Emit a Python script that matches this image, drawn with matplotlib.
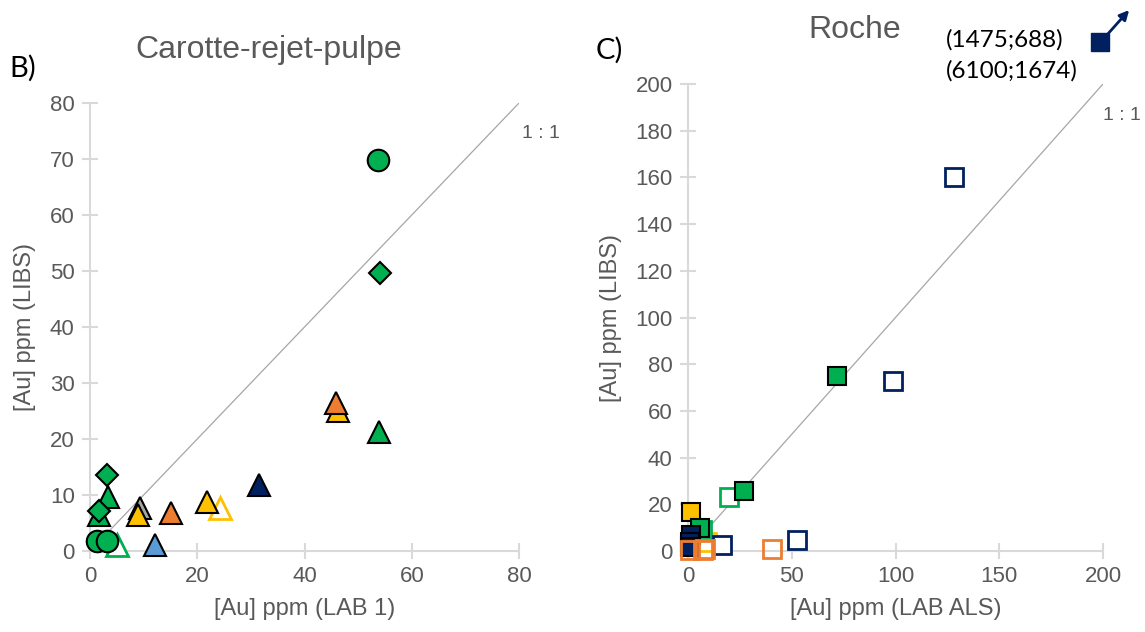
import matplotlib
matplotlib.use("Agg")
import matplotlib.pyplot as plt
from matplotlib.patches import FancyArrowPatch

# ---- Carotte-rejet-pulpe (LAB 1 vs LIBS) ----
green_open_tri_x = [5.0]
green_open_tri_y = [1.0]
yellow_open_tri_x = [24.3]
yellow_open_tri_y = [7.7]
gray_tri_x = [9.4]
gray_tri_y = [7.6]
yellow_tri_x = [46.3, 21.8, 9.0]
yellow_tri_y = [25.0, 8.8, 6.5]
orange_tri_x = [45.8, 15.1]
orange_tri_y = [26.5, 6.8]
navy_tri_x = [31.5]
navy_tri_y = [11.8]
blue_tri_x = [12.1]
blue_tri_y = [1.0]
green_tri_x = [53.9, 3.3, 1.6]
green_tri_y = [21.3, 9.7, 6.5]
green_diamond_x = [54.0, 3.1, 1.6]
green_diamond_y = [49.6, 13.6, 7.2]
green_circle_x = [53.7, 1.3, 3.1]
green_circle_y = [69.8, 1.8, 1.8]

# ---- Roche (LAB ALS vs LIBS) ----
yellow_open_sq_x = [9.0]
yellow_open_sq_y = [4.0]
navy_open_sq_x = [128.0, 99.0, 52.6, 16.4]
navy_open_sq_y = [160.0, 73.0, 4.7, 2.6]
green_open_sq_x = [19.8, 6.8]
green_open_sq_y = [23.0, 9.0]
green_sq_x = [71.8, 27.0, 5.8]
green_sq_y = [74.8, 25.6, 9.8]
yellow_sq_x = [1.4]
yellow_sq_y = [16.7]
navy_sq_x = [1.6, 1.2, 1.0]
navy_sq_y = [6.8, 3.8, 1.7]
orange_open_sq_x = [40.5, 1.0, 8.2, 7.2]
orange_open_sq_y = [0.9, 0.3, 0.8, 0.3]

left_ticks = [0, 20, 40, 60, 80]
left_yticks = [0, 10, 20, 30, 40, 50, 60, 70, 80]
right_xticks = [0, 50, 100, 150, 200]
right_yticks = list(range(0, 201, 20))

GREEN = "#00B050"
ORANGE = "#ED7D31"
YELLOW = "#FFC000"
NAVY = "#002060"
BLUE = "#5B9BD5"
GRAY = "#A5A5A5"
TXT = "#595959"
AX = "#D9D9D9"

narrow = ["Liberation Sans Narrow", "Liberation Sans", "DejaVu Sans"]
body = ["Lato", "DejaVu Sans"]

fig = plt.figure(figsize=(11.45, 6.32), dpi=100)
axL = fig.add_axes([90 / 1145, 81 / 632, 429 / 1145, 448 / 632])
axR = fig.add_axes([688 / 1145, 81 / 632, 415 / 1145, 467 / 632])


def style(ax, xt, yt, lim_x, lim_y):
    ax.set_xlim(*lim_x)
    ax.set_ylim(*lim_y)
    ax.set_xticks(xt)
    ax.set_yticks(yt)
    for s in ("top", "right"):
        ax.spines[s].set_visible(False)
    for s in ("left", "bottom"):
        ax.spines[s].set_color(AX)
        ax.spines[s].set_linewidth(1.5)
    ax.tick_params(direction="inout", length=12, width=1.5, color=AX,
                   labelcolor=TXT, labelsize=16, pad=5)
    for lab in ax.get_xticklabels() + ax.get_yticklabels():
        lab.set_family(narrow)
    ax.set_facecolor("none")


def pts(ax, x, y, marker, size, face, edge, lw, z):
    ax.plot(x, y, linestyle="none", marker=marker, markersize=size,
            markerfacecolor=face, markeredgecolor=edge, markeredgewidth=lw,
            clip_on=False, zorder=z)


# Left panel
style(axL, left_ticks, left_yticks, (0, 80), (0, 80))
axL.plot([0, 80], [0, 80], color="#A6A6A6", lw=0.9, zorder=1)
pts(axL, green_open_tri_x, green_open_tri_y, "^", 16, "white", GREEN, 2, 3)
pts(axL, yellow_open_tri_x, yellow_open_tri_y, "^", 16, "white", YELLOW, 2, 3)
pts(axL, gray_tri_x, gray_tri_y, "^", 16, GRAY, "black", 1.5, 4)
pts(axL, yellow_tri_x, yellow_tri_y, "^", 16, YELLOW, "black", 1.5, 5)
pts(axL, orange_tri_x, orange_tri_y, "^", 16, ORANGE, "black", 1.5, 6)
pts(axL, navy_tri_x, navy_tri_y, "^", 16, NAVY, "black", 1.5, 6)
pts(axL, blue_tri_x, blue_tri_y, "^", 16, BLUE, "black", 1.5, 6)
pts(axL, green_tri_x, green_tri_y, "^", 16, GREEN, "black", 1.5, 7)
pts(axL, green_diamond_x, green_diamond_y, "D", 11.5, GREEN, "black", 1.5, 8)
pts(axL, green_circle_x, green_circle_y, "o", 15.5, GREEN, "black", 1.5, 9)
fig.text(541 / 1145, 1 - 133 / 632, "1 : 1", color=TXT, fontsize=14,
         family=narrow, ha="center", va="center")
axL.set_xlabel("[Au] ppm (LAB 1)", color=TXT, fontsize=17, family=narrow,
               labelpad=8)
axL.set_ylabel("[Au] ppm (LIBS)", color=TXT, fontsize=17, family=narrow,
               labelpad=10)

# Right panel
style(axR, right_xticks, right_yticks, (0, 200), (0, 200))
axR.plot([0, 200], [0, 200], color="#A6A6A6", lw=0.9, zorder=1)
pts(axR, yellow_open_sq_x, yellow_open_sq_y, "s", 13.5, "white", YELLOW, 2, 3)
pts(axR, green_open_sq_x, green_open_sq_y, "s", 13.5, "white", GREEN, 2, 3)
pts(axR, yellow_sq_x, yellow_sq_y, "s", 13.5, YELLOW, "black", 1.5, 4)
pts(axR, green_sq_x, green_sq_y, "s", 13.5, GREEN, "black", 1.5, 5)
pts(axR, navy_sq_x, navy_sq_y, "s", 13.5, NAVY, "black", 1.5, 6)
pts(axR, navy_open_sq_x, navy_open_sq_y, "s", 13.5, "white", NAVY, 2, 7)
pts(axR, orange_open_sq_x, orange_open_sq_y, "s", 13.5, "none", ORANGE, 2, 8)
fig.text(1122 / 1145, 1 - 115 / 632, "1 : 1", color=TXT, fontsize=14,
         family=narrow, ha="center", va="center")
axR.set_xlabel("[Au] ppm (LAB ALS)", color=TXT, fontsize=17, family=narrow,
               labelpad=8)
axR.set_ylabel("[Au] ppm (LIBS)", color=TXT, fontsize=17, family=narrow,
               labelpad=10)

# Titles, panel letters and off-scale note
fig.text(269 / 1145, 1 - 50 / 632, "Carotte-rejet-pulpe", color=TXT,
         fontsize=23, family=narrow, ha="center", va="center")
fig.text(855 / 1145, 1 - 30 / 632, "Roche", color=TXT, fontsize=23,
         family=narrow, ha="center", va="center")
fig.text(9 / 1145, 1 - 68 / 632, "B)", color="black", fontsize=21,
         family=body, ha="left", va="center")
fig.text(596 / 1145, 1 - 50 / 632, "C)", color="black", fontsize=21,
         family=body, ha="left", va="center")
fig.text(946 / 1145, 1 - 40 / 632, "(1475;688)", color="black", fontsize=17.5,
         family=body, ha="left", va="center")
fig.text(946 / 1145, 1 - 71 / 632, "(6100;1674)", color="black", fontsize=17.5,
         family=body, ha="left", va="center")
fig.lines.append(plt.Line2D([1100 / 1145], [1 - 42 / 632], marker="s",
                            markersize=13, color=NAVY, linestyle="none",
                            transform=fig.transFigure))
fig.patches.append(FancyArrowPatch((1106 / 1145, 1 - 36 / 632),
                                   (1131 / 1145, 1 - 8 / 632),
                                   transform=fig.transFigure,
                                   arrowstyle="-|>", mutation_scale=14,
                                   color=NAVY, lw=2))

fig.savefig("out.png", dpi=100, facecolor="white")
■ ■ ■ ■ ■
EXERCISE REQUIREMENTS -> Exclude the pictures. Write out the remaining data exactly.

RESPONSE ->
Emit a Python script that matches this image, drawn with matplotlib.
import matplotlib
matplotlib.use("Agg")
import matplotlib.pyplot as plt
from matplotlib.patches import FancyArrowPatch

# ---- Carotte-rejet-pulpe (LAB 1 vs LIBS) ----
green_open_tri_x = [5.0]
green_open_tri_y = [1.0]
yellow_open_tri_x = [24.3]
yellow_open_tri_y = [7.7]
gray_tri_x = [9.4]
gray_tri_y = [7.6]
yellow_tri_x = [46.3, 21.8, 9.0]
yellow_tri_y = [25.0, 8.8, 6.5]
orange_tri_x = [45.8, 15.1]
orange_tri_y = [26.5, 6.8]
navy_tri_x = [31.5]
navy_tri_y = [11.8]
blue_tri_x = [12.1]
blue_tri_y = [1.0]
green_tri_x = [53.9, 3.3, 1.6]
green_tri_y = [21.3, 9.7, 6.5]
green_diamond_x = [54.0, 3.1, 1.6]
green_diamond_y = [49.6, 13.6, 7.2]
green_circle_x = [53.7, 1.3, 3.1]
green_circle_y = [69.8, 1.8, 1.8]

# ---- Roche (LAB ALS vs LIBS) ----
yellow_open_sq_x = [9.0]
yellow_open_sq_y = [4.0]
navy_open_sq_x = [128.0, 99.0, 52.6, 16.4]
navy_open_sq_y = [160.0, 73.0, 4.7, 2.6]
green_open_sq_x = [19.8, 6.8]
green_open_sq_y = [23.0, 9.0]
green_sq_x = [71.8, 27.0, 5.8]
green_sq_y = [74.8, 25.6, 9.8]
yellow_sq_x = [1.4]
yellow_sq_y = [16.7]
navy_sq_x = [1.6, 1.2, 1.0]
navy_sq_y = [6.8, 3.8, 1.7]
orange_open_sq_x = [40.5, 1.0, 8.2, 7.2]
orange_open_sq_y = [0.9, 0.3, 0.8, 0.3]

left_ticks = [0, 20, 40, 60, 80]
left_yticks = [0, 10, 20, 30, 40, 50, 60, 70, 80]
right_xticks = [0, 50, 100, 150, 200]
right_yticks = list(range(0, 201, 20))

GREEN = "#00B050"
ORANGE = "#ED7D31"
YELLOW = "#FFC000"
NAVY = "#002060"
BLUE = "#5B9BD5"
GRAY = "#A5A5A5"
TXT = "#595959"
AX = "#D9D9D9"

narrow = ["Liberation Sans Narrow", "Liberation Sans", "DejaVu Sans"]
body = ["Lato", "DejaVu Sans"]

fig = plt.figure(figsize=(11.45, 6.32), dpi=100)
axL = fig.add_axes([90 / 1145, 81 / 632, 429 / 1145, 448 / 632])
axR = fig.add_axes([688 / 1145, 81 / 632, 415 / 1145, 467 / 632])


def style(ax, xt, yt, lim_x, lim_y):
    ax.set_xlim(*lim_x)
    ax.set_ylim(*lim_y)
    ax.set_xticks(xt)
    ax.set_yticks(yt)
    for s in ("top", "right"):
        ax.spines[s].set_visible(False)
    for s in ("left", "bottom"):
        ax.spines[s].set_color(AX)
        ax.spines[s].set_linewidth(1.5)
    ax.tick_params(direction="inout", length=12, width=1.5, color=AX,
                   labelcolor=TXT, labelsize=16, pad=5)
    for lab in ax.get_xticklabels() + ax.get_yticklabels():
        lab.set_family(narrow)
    ax.set_facecolor("none")


def pts(ax, x, y, marker, size, face, edge, lw, z):
    ax.plot(x, y, linestyle="none", marker=marker, markersize=size,
            markerfacecolor=face, markeredgecolor=edge, markeredgewidth=lw,
            clip_on=False, zorder=z)


# Left panel
style(axL, left_ticks, left_yticks, (0, 80), (0, 80))
axL.plot([0, 80], [0, 80], color="#A6A6A6", lw=0.9, zorder=1)
pts(axL, green_open_tri_x, green_open_tri_y, "^", 16, "white", GREEN, 2, 3)
pts(axL, yellow_open_tri_x, yellow_open_tri_y, "^", 16, "white", YELLOW, 2, 3)
pts(axL, gray_tri_x, gray_tri_y, "^", 16, GRAY, "black", 1.5, 4)
pts(axL, yellow_tri_x, yellow_tri_y, "^", 16, YELLOW, "black", 1.5, 5)
pts(axL, orange_tri_x, orange_tri_y, "^", 16, ORANGE, "black", 1.5, 6)
pts(axL, navy_tri_x, navy_tri_y, "^", 16, NAVY, "black", 1.5, 6)
pts(axL, blue_tri_x, blue_tri_y, "^", 16, BLUE, "black", 1.5, 6)
pts(axL, green_tri_x, green_tri_y, "^", 16, GREEN, "black", 1.5, 7)
pts(axL, green_diamond_x, green_diamond_y, "D", 11.5, GREEN, "black", 1.5, 8)
pts(axL, green_circle_x, green_circle_y, "o", 15.5, GREEN, "black", 1.5, 9)
fig.text(541 / 1145, 1 - 133 / 632, "1 : 1", color=TXT, fontsize=14,
         family=narrow, ha="center", va="center")
axL.set_xlabel("[Au] ppm (LAB 1)", color=TXT, fontsize=17, family=narrow,
               labelpad=8)
axL.set_ylabel("[Au] ppm (LIBS)", color=TXT, fontsize=17, family=narrow,
               labelpad=10)

# Right panel
style(axR, right_xticks, right_yticks, (0, 200), (0, 200))
axR.plot([0, 200], [0, 200], color="#A6A6A6", lw=0.9, zorder=1)
pts(axR, yellow_open_sq_x, yellow_open_sq_y, "s", 13.5, "white", YELLOW, 2, 3)
pts(axR, green_open_sq_x, green_open_sq_y, "s", 13.5, "white", GREEN, 2, 3)
pts(axR, yellow_sq_x, yellow_sq_y, "s", 13.5, YELLOW, "black", 1.5, 4)
pts(axR, green_sq_x, green_sq_y, "s", 13.5, GREEN, "black", 1.5, 5)
pts(axR, navy_sq_x, navy_sq_y, "s", 13.5, NAVY, "black", 1.5, 6)
pts(axR, navy_open_sq_x, navy_open_sq_y, "s", 13.5, "white", NAVY, 2, 7)
pts(axR, orange_open_sq_x, orange_open_sq_y, "s", 13.5, "none", ORANGE, 2, 8)
fig.text(1122 / 1145, 1 - 115 / 632, "1 : 1", color=TXT, fontsize=14,
         family=narrow, ha="center", va="center")
axR.set_xlabel("[Au] ppm (LAB ALS)", color=TXT, fontsize=17, family=narrow,
               labelpad=8)
axR.set_ylabel("[Au] ppm (LIBS)", color=TXT, fontsize=17, family=narrow,
               labelpad=10)

# Titles, panel letters and off-scale note
fig.text(269 / 1145, 1 - 50 / 632, "Carotte-rejet-pulpe", color=TXT,
         fontsize=23, family=narrow, ha="center", va="center")
fig.text(855 / 1145, 1 - 30 / 632, "Roche", color=TXT, fontsize=23,
         family=narrow, ha="center", va="center")
fig.text(9 / 1145, 1 - 68 / 632, "B)", color="black", fontsize=21,
         family=body, ha="left", va="center")
fig.text(596 / 1145, 1 - 50 / 632, "C)", color="black", fontsize=21,
         family=body, ha="left", va="center")
fig.text(946 / 1145, 1 - 40 / 632, "(1475;688)", color="black", fontsize=17.5,
         family=body, ha="left", va="center")
fig.text(946 / 1145, 1 - 71 / 632, "(6100;1674)", color="black", fontsize=17.5,
         family=body, ha="left", va="center")
fig.lines.append(plt.Line2D([1100 / 1145], [1 - 42 / 632], marker="s",
                            markersize=13, color=NAVY, linestyle="none",
                            transform=fig.transFigure))
fig.patches.append(FancyArrowPatch((1106 / 1145, 1 - 36 / 632),
                                   (1131 / 1145, 1 - 8 / 632),
                                   transform=fig.transFigure,
                                   arrowstyle="-|>", mutation_scale=14,
                                   color=NAVY, lw=2))

fig.savefig("out.png", dpi=100, facecolor="white")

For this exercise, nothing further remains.